● **What you are asked to do**: Exactly repeat the material, dropping only the pictures.

● **Supplied material**:
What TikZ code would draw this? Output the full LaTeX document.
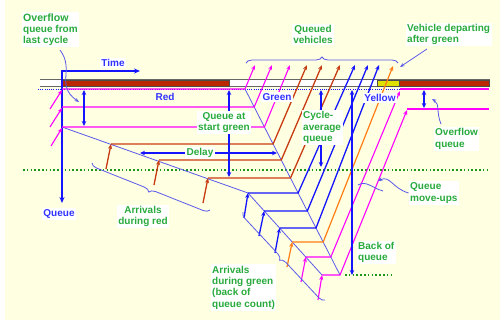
\documentclass[tikz,border=0pt]{standalone}
\usepackage{fontspec}
\setmainfont{Liberation Sans}
\usetikzlibrary{arrows.meta,decorations.pathreplacing}

\definecolor{bgy}{RGB}{255,255,225}
\definecolor{qblue}{RGB}{20,20,255}
\definecolor{wblue}{RGB}{90,90,235}
\definecolor{vpink}{RGB}{255,0,255}
\definecolor{vred}{RGB}{200,60,20}
\definecolor{vorange}{RGB}{255,125,20}
\definecolor{lgreen}{RGB}{40,170,60}
\definecolor{tblue}{RGB}{50,50,255}
\definecolor{sigred}{RGB}{185,40,0}
\definecolor{sigyel}{RGB}{225,225,0}
\definecolor{dotgreen}{RGB}{30,150,30}

\newcommand\labfont{\fontsize{10}{11.3}\selectfont\bfseries}

\tikzset{
  tip/.style={-{Stealth[length=5pt,width=4pt]}},
  pinkt/.style={vpink, line width=1.1pt, tip},
  redt/.style={vred, line width=1.3pt, tip},
  bluet/.style={qblue, line width=1.3pt, tip},
  oranget/.style={vorange, line width=1.2pt, tip},
  thinw/.style={wblue, line width=0.8pt},
  pointer/.style={thinw, -{Stealth[length=4.5pt,width=3.5pt]}},
  dblarrow/.style={qblue, line width=1.5pt, {Stealth[length=5pt,width=4.5pt]}-{Stealth[length=5pt,width=4.5pt]}},
  gdots/.style={dotgreen, line width=1.5pt, dash pattern=on 1.5pt off 2.3pt},
  lab/.style={fill=white, text=lgreen, font=\labfont, inner sep=1.5pt, align=left},
  blab/.style={lab, text=tblue},
  bracebox/.style={thinw, decorate, decoration={brace, amplitude=6pt}}
}

\begin{document}
\begin{tikzpicture}[x=1pt,y=-1pt]
\useasboundingbox (0,0) rectangle (500,322);
\fill[white] (0,0) rectangle (500,322);
\fill[bgy] (5,0) rectangle (500,320);

% reference levels
\draw[gdots] (23,170) -- (487,170);
\draw[gdots] (345,275) -- (393,275);
\draw[qblue, line width=0.8pt, dash pattern=on 1pt off 1.2pt] (38,89) -- (402,89);

% signal timing bar
\fill[white] (40,79) rectangle (490,86.5);
\draw[black!60, line width=0.9pt] (40,79) -- (490,79) (40,86.5) -- (490,86.5);
\filldraw[fill=sigred, draw=black!70, line width=0.5pt] (62,80) rectangle (229,86);
\filldraw[fill=sigyel, draw=black!70, line width=0.5pt] (377,80.5) rectangle (399,86);
\filldraw[fill=sigred, draw=black!70, line width=0.5pt] (399,80) rectangle (489,86);

% time and queue axes
\draw[qblue, line width=1.3pt, {Stealth[length=6pt,width=5pt]}-{Stealth[length=6pt,width=5pt]}]
  (140,71) -- (62,71) -- (62,203);

% arrival and discharge waves
\draw[thinw] (62,127) -- (248,193) -- (322,275);
\draw[thinw] (245,89) -- (340,275);

% overflow vehicles arriving before the cycle
\draw[pinkt] (50,109) -- (62,90);
\draw[pinkt] (50,127) -- (62,108);
\draw[pinkt] (51,146) -- (62,128);

% vehicle trajectories: wait in queue, then discharge
\draw[pinkt] (62,89) -- (245,89) -- (255,65);
\draw[pinkt] (62,107) -- (254.2,107) -- (272,65);
\draw[pinkt] (62,127) -- (264.4,127) -- (290,65);
\draw[redt] (111,144) -- (273.1,144) -- (307,65);
\draw[redt] (159,160) -- (281.3,160) -- (322,65);
\draw[redt] (208,178) -- (290.5,178) -- (340,65);
\draw[bluet] (248,193) -- (298.1,193) -- (355,65);
\draw[bluet] (264.2,211) -- (307.3,211) -- (368,65);
\draw[bluet] (279.6,228) -- (316,228) -- (379,65);
\draw[oranget] (292.2,242) -- (323.2,242) -- (393,66);
\draw[pinkt] (305.8,257) -- (330.8,257) -- (400,91);
\draw[pinkt] (322,275) -- (340,275) -- (407,110);
\draw[vpink, line width=1.1pt] (400,89) -- (489,89);
\draw[vpink, line width=1.1pt] (407,109) -- (489,109);

% arrivals joining the queue
\draw[redt] (106,169) -- (111,144);
\draw[redt] (154,185) -- (159,160);
\draw[redt] (203,203) -- (208,178);
\draw[bluet] (244,218) -- (248,193);
\draw[bluet] (259,236) -- (264.2,211);
\draw[bluet] (275,253) -- (279.6,228);
\draw[oranget] (287,267) -- (292.2,242);
\draw[pinkt] (301,282) -- (305.8,257);
\draw[pinkt] (318,300) -- (322,275);

% measured quantities
\draw[dblarrow] (84,90) -- (84,126);
\draw[dblarrow] (229,90) -- (229,177);
\draw[dblarrow] (321,90) -- (321,167);
\draw[dblarrow] (352,90) -- (352,275);
\draw[dblarrow, line width=1.2pt] (140,153) -- (277,153);
\draw[dblarrow] (424,90) -- (424,108);

% braces
\draw[bracebox] (246,63) -- (398,63);
\draw[bracebox] (210,210) -- (92,163);
\draw[bracebox] (325,300) -- (243,212);

% labels
\node[lab, anchor=west] (ofl) at (21.5,29.5) {\fontsize{10.6}{12.5}\selectfont Overflow\\queue from\\last cycle};
\node[blab] (time) at (113,63) {Time};
\node[blab] (queue) at (59,214) {Queue};
\node[text=tblue, font=\labfont] (red) at (165,97) {Red};
\node[blab] (green) at (277,97) {Green};
\node[blab] (yellow) at (380,98) {Yellow};
\node[lab, align=center] (queued) at (313,34.5) {Queued\\vehicles};
\node[lab, anchor=west] (vdep) at (405.5,34.5) {Vehicle departing\\after green};
\node[lab, align=center] (qsg) at (224,122.5) {Queue at\\start green};
\node[lab, anchor=west] (cav) at (301.5,127.5) {Cycle-\\average\\queue};
\node[lab] (delay) at (200,153) {Delay};
\node[lab, anchor=west] (ofq) at (433.5,139) {Overflow\\queue};
\node[lab, anchor=west] (qmu) at (408.5,193) {Queue\\move-ups};
\node[lab, anchor=west] (boq) at (356.5,252.5) {Back of\\queue};
\node[lab, align=center] (adr) at (143,216.5) {Arrivals\\during red};
\node[lab, anchor=west] (adg) at (210.5,287.5) {Arrivals\\during green\\(back of\\queue count)};

% pointers from labels
\coordinate (oflend) at (79,102);
\coordinate (vdepend) at (400,67);
\coordinate (ofqend) at (432,99);
\coordinate (qmuend) at (378,181);
\draw[pointer] (60,50) .. controls (75,70) and (55,85) .. (oflend);
\draw[pointer] (427,49) -- (vdepend);
\draw[pointer] (441,124) .. controls (436,112) and (440,104) .. (ofqend);
\draw[pointer] (qmu.west) .. controls (392,188) and (390,175) .. (qmuend);
\draw[thinw] (358,185) .. controls (366,180) and (372,188) .. (383,191);
\end{tikzpicture}
\end{document}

● **Written reply**:
What TikZ code would draw this? Output the full LaTeX document.
\documentclass[tikz,border=0pt]{standalone}
\usepackage{fontspec}
\setmainfont{Liberation Sans}
\usetikzlibrary{arrows.meta,decorations.pathreplacing}

\definecolor{bgy}{RGB}{255,255,225}
\definecolor{qblue}{RGB}{20,20,255}
\definecolor{wblue}{RGB}{90,90,235}
\definecolor{vpink}{RGB}{255,0,255}
\definecolor{vred}{RGB}{200,60,20}
\definecolor{vorange}{RGB}{255,125,20}
\definecolor{lgreen}{RGB}{40,170,60}
\definecolor{tblue}{RGB}{50,50,255}
\definecolor{sigred}{RGB}{185,40,0}
\definecolor{sigyel}{RGB}{225,225,0}
\definecolor{dotgreen}{RGB}{30,150,30}

\newcommand\labfont{\fontsize{10}{11.3}\selectfont\bfseries}

\tikzset{
  tip/.style={-{Stealth[length=5pt,width=4pt]}},
  pinkt/.style={vpink, line width=1.1pt, tip},
  redt/.style={vred, line width=1.3pt, tip},
  bluet/.style={qblue, line width=1.3pt, tip},
  oranget/.style={vorange, line width=1.2pt, tip},
  thinw/.style={wblue, line width=0.8pt},
  pointer/.style={thinw, -{Stealth[length=4.5pt,width=3.5pt]}},
  dblarrow/.style={qblue, line width=1.5pt, {Stealth[length=5pt,width=4.5pt]}-{Stealth[length=5pt,width=4.5pt]}},
  gdots/.style={dotgreen, line width=1.5pt, dash pattern=on 1.5pt off 2.3pt},
  lab/.style={fill=white, text=lgreen, font=\labfont, inner sep=1.5pt, align=left},
  blab/.style={lab, text=tblue},
  bracebox/.style={thinw, decorate, decoration={brace, amplitude=6pt}}
}

\begin{document}
\begin{tikzpicture}[x=1pt,y=-1pt]
\useasboundingbox (0,0) rectangle (500,322);
\fill[white] (0,0) rectangle (500,322);
\fill[bgy] (5,0) rectangle (500,320);

% reference levels
\draw[gdots] (23,170) -- (487,170);
\draw[gdots] (345,275) -- (393,275);
\draw[qblue, line width=0.8pt, dash pattern=on 1pt off 1.2pt] (38,89) -- (402,89);

% signal timing bar
\fill[white] (40,79) rectangle (490,86.5);
\draw[black!60, line width=0.9pt] (40,79) -- (490,79) (40,86.5) -- (490,86.5);
\filldraw[fill=sigred, draw=black!70, line width=0.5pt] (62,80) rectangle (229,86);
\filldraw[fill=sigyel, draw=black!70, line width=0.5pt] (377,80.5) rectangle (399,86);
\filldraw[fill=sigred, draw=black!70, line width=0.5pt] (399,80) rectangle (489,86);

% time and queue axes
\draw[qblue, line width=1.3pt, {Stealth[length=6pt,width=5pt]}-{Stealth[length=6pt,width=5pt]}]
  (140,71) -- (62,71) -- (62,203);

% arrival and discharge waves
\draw[thinw] (62,127) -- (248,193) -- (322,275);
\draw[thinw] (245,89) -- (340,275);

% overflow vehicles arriving before the cycle
\draw[pinkt] (50,109) -- (62,90);
\draw[pinkt] (50,127) -- (62,108);
\draw[pinkt] (51,146) -- (62,128);

% vehicle trajectories: wait in queue, then discharge
\draw[pinkt] (62,89) -- (245,89) -- (255,65);
\draw[pinkt] (62,107) -- (254.2,107) -- (272,65);
\draw[pinkt] (62,127) -- (264.4,127) -- (290,65);
\draw[redt] (111,144) -- (273.1,144) -- (307,65);
\draw[redt] (159,160) -- (281.3,160) -- (322,65);
\draw[redt] (208,178) -- (290.5,178) -- (340,65);
\draw[bluet] (248,193) -- (298.1,193) -- (355,65);
\draw[bluet] (264.2,211) -- (307.3,211) -- (368,65);
\draw[bluet] (279.6,228) -- (316,228) -- (379,65);
\draw[oranget] (292.2,242) -- (323.2,242) -- (393,66);
\draw[pinkt] (305.8,257) -- (330.8,257) -- (400,91);
\draw[pinkt] (322,275) -- (340,275) -- (407,110);
\draw[vpink, line width=1.1pt] (400,89) -- (489,89);
\draw[vpink, line width=1.1pt] (407,109) -- (489,109);

% arrivals joining the queue
\draw[redt] (106,169) -- (111,144);
\draw[redt] (154,185) -- (159,160);
\draw[redt] (203,203) -- (208,178);
\draw[bluet] (244,218) -- (248,193);
\draw[bluet] (259,236) -- (264.2,211);
\draw[bluet] (275,253) -- (279.6,228);
\draw[oranget] (287,267) -- (292.2,242);
\draw[pinkt] (301,282) -- (305.8,257);
\draw[pinkt] (318,300) -- (322,275);

% measured quantities
\draw[dblarrow] (84,90) -- (84,126);
\draw[dblarrow] (229,90) -- (229,177);
\draw[dblarrow] (321,90) -- (321,167);
\draw[dblarrow] (352,90) -- (352,275);
\draw[dblarrow, line width=1.2pt] (140,153) -- (277,153);
\draw[dblarrow] (424,90) -- (424,108);

% braces
\draw[bracebox] (246,63) -- (398,63);
\draw[bracebox] (210,210) -- (92,163);
\draw[bracebox] (325,300) -- (243,212);

% labels
\node[lab, anchor=west] (ofl) at (21.5,29.5) {\fontsize{10.6}{12.5}\selectfont Overflow\\queue from\\last cycle};
\node[blab] (time) at (113,63) {Time};
\node[blab] (queue) at (59,214) {Queue};
\node[text=tblue, font=\labfont] (red) at (165,97) {Red};
\node[blab] (green) at (277,97) {Green};
\node[blab] (yellow) at (380,98) {Yellow};
\node[lab, align=center] (queued) at (313,34.5) {Queued\\vehicles};
\node[lab, anchor=west] (vdep) at (405.5,34.5) {Vehicle departing\\after green};
\node[lab, align=center] (qsg) at (224,122.5) {Queue at\\start green};
\node[lab, anchor=west] (cav) at (301.5,127.5) {Cycle-\\average\\queue};
\node[lab] (delay) at (200,153) {Delay};
\node[lab, anchor=west] (ofq) at (433.5,139) {Overflow\\queue};
\node[lab, anchor=west] (qmu) at (408.5,193) {Queue\\move-ups};
\node[lab, anchor=west] (boq) at (356.5,252.5) {Back of\\queue};
\node[lab, align=center] (adr) at (143,216.5) {Arrivals\\during red};
\node[lab, anchor=west] (adg) at (210.5,287.5) {Arrivals\\during green\\(back of\\queue count)};

% pointers from labels
\coordinate (oflend) at (79,102);
\coordinate (vdepend) at (400,67);
\coordinate (ofqend) at (432,99);
\coordinate (qmuend) at (378,181);
\draw[pointer] (60,50) .. controls (75,70) and (55,85) .. (oflend);
\draw[pointer] (427,49) -- (vdepend);
\draw[pointer] (441,124) .. controls (436,112) and (440,104) .. (ofqend);
\draw[pointer] (qmu.west) .. controls (392,188) and (390,175) .. (qmuend);
\draw[thinw] (358,185) .. controls (366,180) and (372,188) .. (383,191);
\end{tikzpicture}
\end{document}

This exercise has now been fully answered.